Ma proposition pour un développement durable contre l’émigration clandestine au Sénégal

D’après les statistiques dont tout le monde parle et qui malheureusement ne sont disponibles nulle part de manière officielle, deux à trois millions de Sénégalais vivraient hors de nos frontières. Qu’on se le dise ; une bonne partie de la diaspora est devenue inaccessible tout simplement parce que leurs parents et grands-parents se sont sédentarisés à l’étranger en coupant tous les ponts qui les reliaient à leur famille. Il ne leur reste plus qu’un nom de famille qui rappelle une origine sénégalaise. Mais en revanche, les Sénégalais de l’extérieur, sont presque tous très attachés à leur pays où ils investissent et soutiennent aussi souvent que possible leur famille financièrement.

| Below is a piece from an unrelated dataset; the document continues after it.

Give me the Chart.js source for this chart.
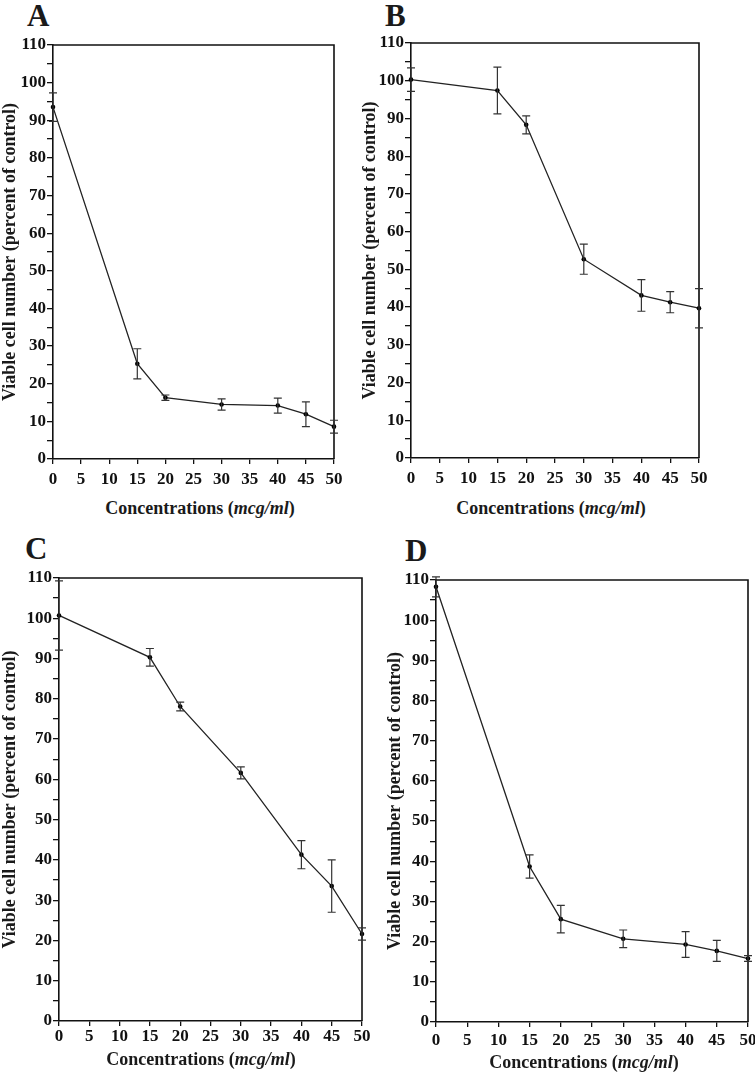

Cette contribution s’adresse en particulier aux Sénégalais de l’extérieur qui contribuent au développement économique et social de leur pays de manière individuelle mais malheureusement désorganisée. Et si les autorités sénégalaises étaient en mesure de leur faire une offre en les identifiant par métier, âge, compétence, et leur ambition de contribuer au développement économique et social du Sénégal ?

Commençons par ce qu’il faudrait faire au Sénégal.

Bâtir une classe moyenne la plus large possible en favorisant les PME, en les rendant plus visibles, en les transformant en sociétés anonymes, en les contrôlant grâce aux conseillers fiscaux et experts-comptables et enfin en les dotant de capitaux issus de la diaspora sénégalaise et des Sénégalais de l’extérieur.

J’ai travaillé pendant quatre ans au Moyen-Orient et j’ai eu l’occasion d’observer la contribution de la diaspora israélienne au développement de leur pays. Ce pays est devenu l’une des places financières les plus importantes de tout le Moyen-Orient bien qu’étant le pays le moins peuplé de toute cette région. Israël fait aussi partie des pays du monde où la recherche et le développement avancent le plus rapidement et tout ceci n’aurait jamais été possible sans sa diaspora. La seule chose qui importe est le respect et la confiance que le gouvernement doit à sa population. Plus près de chez nous, le Maroc commence à comprendre ce que sa diaspora peut rapporter à son développement. Je suis souvent invité par l’association des ingénieurs et médecins marocains en Allemagne. Au moins un membre gouvernement participe à tous les évènements qu’ils organisent et le ministre du tourisme y organise toujours une tombola qui contribue à la promotion du pays en offrant des billets d’avion couplés d’un séjour dans les plus grands palaces marocains. Le Sénégal pourrait au moins faire aussi bien et sans doute même mieux. Prenons simplement les acquis des rencontres sportives qui ces dernières années ont beaucoup contribué à l’aura du Sénégal dans le monde. Aucun gouvernement n’a pensé à capitaliser ces évènements en organisant des conférences économiques ou au moins un Salon du tourisme dans les pays où se déroulent ses rencontres sportives. Le Sénégal va organiser en 2026 les premiers Jeux Olympiques de la jeunesse en terre africaine. Chapeau bas aux lobbyistes qui ont réussi ce coup de génie ! Il ne reste plus qu’au gouvernement actuel pour en assurer la promotion en organisant des forums dans tous les pays où les sportifs sénégalais seront présents jusqu’en 2026 en espérant bien entendu que les « Lions de la Teranga » se qualifieront à la prochaine Coupe d’Afrique des Nations de football qui se déroulera en 2025 au Maroc.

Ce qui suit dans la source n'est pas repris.